Prologue

In England in the summer of 1964, an unusual case came before the courts. It involved a squabble over the will of Miss Evelyn May Hopkins and the authorship of the works of William Shakespeare. Miss Hopkins had died, leaving a third of her inheritance to the Francis Bacon Society for the purpose of finding the original manuscripts of Shakespeare’s plays. She referred to them as the “Bacon-Shakespeare manuscripts,” believing the true author of the works to have been Francis Bacon, the Elizabethan philosopher and statesman. The aim of finding the manuscripts was to prove that Bacon was, in fact, the author of the works attributed to Shakespeare. Her heirs were not pleased. Naturally, they preferred that the money go to themselves. Seeking to reclaim their inheritance, the heirs brought a suit against the society, arguing that Miss Hopkins’s provision should be set aside on the grounds that the search would be a “wild goose chase.” To support their case, they solicited the testimony of scholarly experts. The Right Honorable Richard Wilberforce, a justice of Her Majesty’s High Court, presided.

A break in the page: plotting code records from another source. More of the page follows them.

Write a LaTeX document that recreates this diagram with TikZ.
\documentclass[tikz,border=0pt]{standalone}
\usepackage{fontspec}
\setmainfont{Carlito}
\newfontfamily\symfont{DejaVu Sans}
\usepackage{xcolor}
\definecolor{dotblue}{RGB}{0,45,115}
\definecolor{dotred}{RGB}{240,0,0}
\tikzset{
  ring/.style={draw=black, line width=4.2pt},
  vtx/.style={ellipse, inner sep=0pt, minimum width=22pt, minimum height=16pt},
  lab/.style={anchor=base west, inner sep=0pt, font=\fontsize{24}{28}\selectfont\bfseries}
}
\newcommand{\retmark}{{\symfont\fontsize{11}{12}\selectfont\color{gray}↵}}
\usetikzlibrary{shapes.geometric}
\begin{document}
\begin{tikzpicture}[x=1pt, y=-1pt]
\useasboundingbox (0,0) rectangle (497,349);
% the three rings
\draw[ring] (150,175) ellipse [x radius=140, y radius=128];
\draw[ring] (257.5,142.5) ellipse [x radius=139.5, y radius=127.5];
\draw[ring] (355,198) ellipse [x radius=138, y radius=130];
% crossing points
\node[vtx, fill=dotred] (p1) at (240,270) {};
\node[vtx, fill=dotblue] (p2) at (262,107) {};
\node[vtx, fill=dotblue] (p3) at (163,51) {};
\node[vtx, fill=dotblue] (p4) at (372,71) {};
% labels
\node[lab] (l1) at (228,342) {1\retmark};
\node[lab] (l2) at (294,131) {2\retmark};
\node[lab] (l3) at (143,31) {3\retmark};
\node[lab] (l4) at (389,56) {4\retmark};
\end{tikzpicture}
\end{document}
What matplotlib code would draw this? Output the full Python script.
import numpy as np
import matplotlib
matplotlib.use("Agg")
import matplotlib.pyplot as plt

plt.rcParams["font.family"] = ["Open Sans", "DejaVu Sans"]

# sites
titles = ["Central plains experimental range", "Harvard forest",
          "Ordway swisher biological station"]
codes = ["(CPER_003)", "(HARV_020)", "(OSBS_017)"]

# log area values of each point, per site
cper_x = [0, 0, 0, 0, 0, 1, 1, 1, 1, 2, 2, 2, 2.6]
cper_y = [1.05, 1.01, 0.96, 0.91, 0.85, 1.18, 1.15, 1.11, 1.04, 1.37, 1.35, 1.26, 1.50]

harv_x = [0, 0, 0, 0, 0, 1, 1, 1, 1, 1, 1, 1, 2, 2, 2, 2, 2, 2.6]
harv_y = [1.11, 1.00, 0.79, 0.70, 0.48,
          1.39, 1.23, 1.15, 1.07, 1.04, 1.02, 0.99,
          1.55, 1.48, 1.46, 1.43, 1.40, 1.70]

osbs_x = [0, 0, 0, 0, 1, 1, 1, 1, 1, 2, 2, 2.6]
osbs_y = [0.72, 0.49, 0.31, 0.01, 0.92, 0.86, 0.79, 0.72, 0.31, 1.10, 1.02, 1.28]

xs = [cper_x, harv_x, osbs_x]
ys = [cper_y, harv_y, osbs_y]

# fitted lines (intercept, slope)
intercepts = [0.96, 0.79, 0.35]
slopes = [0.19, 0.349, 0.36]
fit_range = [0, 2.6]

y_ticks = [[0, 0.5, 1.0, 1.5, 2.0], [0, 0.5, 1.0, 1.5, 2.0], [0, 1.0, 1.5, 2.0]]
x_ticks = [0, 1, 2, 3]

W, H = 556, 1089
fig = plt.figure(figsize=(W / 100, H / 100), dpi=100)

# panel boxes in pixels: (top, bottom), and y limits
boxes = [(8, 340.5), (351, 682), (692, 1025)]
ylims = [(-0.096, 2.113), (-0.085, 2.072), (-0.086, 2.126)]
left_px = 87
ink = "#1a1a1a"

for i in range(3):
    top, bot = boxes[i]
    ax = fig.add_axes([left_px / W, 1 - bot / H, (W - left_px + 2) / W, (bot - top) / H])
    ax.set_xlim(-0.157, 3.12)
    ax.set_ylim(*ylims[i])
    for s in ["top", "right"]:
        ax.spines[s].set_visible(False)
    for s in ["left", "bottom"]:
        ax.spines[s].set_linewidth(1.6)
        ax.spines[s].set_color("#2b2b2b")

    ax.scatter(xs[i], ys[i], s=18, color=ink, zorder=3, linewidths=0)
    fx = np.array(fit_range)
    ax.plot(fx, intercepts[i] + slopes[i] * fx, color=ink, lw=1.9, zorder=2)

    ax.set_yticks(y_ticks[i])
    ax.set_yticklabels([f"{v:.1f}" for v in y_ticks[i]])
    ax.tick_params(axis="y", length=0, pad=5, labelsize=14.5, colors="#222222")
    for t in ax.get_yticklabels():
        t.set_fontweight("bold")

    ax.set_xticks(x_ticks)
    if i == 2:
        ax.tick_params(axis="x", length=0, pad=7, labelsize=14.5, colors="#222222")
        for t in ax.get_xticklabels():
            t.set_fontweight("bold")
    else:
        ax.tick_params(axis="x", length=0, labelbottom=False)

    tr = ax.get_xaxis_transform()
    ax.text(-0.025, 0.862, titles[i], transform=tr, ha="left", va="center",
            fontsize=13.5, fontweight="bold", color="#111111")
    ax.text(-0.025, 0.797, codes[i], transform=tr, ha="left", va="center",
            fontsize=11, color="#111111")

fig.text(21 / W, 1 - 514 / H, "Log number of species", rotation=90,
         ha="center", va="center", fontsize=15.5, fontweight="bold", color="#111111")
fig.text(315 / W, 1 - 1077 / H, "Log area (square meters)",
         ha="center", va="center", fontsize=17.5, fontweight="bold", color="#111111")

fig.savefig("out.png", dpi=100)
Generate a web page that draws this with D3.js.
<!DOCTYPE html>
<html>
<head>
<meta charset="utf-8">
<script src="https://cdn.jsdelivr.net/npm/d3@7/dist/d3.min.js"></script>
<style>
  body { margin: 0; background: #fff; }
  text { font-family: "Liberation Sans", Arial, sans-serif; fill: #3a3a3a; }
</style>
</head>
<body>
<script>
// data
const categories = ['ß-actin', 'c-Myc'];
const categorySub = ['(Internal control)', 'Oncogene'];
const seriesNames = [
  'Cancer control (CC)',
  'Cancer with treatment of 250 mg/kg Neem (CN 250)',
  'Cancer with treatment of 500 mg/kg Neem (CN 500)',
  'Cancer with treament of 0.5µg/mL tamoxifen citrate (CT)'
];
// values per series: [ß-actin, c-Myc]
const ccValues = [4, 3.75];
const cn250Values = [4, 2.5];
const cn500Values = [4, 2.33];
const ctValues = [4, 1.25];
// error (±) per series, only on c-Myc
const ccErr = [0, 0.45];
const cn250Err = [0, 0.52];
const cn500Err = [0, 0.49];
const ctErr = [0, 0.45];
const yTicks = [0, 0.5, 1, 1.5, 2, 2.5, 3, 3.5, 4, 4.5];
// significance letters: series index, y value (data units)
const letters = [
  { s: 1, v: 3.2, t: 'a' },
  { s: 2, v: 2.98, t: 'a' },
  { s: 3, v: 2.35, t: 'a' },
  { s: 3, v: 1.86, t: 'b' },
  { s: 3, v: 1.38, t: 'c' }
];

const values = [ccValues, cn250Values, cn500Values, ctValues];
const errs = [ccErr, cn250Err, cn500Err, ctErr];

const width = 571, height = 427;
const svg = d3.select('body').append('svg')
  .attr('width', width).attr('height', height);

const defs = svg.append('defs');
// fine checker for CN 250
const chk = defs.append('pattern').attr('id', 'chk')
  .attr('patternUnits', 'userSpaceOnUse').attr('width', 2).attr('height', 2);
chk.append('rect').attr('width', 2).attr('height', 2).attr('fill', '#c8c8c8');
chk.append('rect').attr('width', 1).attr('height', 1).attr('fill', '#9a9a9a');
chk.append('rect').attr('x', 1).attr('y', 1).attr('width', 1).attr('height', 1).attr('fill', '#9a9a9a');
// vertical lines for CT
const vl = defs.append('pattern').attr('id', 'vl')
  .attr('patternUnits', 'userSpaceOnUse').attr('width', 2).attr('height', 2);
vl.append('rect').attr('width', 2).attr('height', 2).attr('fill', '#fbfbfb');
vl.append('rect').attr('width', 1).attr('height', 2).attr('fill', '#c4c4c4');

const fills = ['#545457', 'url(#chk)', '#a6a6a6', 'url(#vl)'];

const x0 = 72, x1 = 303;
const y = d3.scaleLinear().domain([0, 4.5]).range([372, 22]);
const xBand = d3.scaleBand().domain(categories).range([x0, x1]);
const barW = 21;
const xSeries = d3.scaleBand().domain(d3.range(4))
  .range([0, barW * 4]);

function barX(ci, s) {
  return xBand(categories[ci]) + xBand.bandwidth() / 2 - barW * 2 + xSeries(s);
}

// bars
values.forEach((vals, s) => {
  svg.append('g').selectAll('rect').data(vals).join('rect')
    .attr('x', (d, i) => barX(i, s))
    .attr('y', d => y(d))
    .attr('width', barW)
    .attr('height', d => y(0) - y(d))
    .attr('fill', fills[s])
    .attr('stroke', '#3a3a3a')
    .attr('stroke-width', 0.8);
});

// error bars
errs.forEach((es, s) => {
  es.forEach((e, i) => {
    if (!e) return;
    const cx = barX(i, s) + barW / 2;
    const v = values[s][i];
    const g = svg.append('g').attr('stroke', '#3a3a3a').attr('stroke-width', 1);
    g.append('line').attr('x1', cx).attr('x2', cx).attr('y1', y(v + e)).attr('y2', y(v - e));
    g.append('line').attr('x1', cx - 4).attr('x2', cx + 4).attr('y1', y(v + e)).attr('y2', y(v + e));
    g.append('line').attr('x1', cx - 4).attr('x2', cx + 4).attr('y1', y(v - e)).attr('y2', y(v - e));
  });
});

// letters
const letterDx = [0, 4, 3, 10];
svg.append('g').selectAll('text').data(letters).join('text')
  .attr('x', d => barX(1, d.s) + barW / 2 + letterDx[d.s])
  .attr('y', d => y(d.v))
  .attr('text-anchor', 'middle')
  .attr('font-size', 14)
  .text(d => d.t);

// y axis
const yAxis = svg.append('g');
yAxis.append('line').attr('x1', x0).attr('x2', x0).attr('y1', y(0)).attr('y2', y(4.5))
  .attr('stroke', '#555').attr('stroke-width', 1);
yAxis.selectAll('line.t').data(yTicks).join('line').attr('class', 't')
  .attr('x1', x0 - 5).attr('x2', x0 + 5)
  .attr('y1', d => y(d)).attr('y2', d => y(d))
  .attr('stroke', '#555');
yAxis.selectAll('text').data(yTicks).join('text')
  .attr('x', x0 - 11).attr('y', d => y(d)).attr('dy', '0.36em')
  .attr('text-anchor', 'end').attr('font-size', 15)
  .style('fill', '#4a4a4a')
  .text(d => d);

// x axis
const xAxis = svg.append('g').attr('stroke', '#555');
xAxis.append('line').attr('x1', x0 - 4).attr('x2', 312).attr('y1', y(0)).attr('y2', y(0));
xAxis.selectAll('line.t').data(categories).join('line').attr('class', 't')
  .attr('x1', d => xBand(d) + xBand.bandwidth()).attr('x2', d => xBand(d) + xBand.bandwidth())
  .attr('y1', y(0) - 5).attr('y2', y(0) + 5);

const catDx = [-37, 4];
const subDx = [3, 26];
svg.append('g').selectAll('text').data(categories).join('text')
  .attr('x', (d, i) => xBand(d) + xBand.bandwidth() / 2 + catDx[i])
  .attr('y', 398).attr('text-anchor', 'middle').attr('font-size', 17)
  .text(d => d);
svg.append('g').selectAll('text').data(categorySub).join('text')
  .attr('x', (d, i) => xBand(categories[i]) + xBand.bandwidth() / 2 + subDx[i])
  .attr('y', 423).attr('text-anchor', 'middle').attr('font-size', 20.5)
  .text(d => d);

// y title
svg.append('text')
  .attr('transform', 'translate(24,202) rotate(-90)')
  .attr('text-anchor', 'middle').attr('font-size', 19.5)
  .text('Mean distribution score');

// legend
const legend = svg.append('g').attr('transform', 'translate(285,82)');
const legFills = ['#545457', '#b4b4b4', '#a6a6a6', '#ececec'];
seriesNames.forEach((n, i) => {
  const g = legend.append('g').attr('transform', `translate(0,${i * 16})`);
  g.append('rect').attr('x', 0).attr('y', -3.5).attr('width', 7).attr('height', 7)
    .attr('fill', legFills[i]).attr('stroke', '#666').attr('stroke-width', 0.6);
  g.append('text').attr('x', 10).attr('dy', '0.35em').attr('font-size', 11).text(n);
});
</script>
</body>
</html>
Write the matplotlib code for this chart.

Counsel for the next of kin “described it as a wild goose chase; but wild geese can, with good fortune, be apprehended,” observed the justice. Many discoveries are unlikely until they are made, he pointed out: “one may think of the Codex Sinaiticus, or the Tomb of Tutankhamen, or the Dead Sea Scrolls.” Wilberforce was a stolid Englishman, a former classics scholar at Oxford University who rose through Britain’s legal ranks to become a senior Law Lord in the House of Lords and a member of the Queen’s Privy Council. Having reviewed the evidence submitted to the court, he summarized it as follows:

“The orthodox opinion, which at the present time is unanimous, or nearly so, among scholars and experts in sixteenth and seventeenth century literature and history, is that the plays were written by William Shakespeare of Stratford-upon-Avon, actor.” However, Justice Wilberforce continued, “The evidence in favour of Shakespeare’s authorship is quantitatively slight. It rests positively, in the main, on the explicit statements in the First Folio of 1623, and on continuous tradition; negatively on the lack of any challenge to this ascription at the time” of the First Folio’s publication. Furthermore, the justice found, “There are a number of difficulties in the way of the traditional ascription… a number of known facts which are difficult to reconcile…. [S]o far from these difficulties tending to diminish with time, the intensive search of the nineteenth century has widened the evidentiary gulf between William Shakespeare the man, and the author of the plays.”

The justice went on to consider the testimony of the scholarly experts. Kenneth Muir, King Alfred Professor of English literature at the University of Liverpool, supported the plaintiffs, Miss Hopkins’s aggrieved heirs. He considered it “certain” that Bacon could not have written the works of Shakespeare. Hugh Trevor-Roper, Regius Professor of Modern History at the University of Oxford, departed slightly from his English literature colleagues, taking what the justice deemed “a more cautious line.” Though Professor Trevor-Roper “definitely does not believe that the works of ‘Shakespeare’ could have been written by Francis Bacon, he also considers that the case for Shakespeare rests on a narrow balance of evidence and that new material could upset it; that though almost all professional scholars accept ‘Shakespeare’s’ authorship, a settled scholarly tradition can inhibit free thought, that heretics are not necessarily wrong. His conclusion is that the question of authorship cannot be considered as closed.”

Justice Wilberforce agreed. The question was not closed. The evidence for Shakespeare was too slim, the problems too many. The scholars might be wrong. Even if Francis Bacon was unlikely, new material might show someone other than Shakespeare to have been the author. Whoever wrote them, the manuscripts of Shakespeare’s plays had never been found. Their discovery would be “of the highest value to history and to literature,” Wilberforce proclaimed. Indeed, he added, to the consternation of the plaintiffs and the Shakespeare scholars, “the revelation of a manuscript would contribute, probably decisively, to a solution to the authorship problem, and this alone is benefit enough.”

Miss Hopkins’s bequest to the Francis Bacon Society was upheld.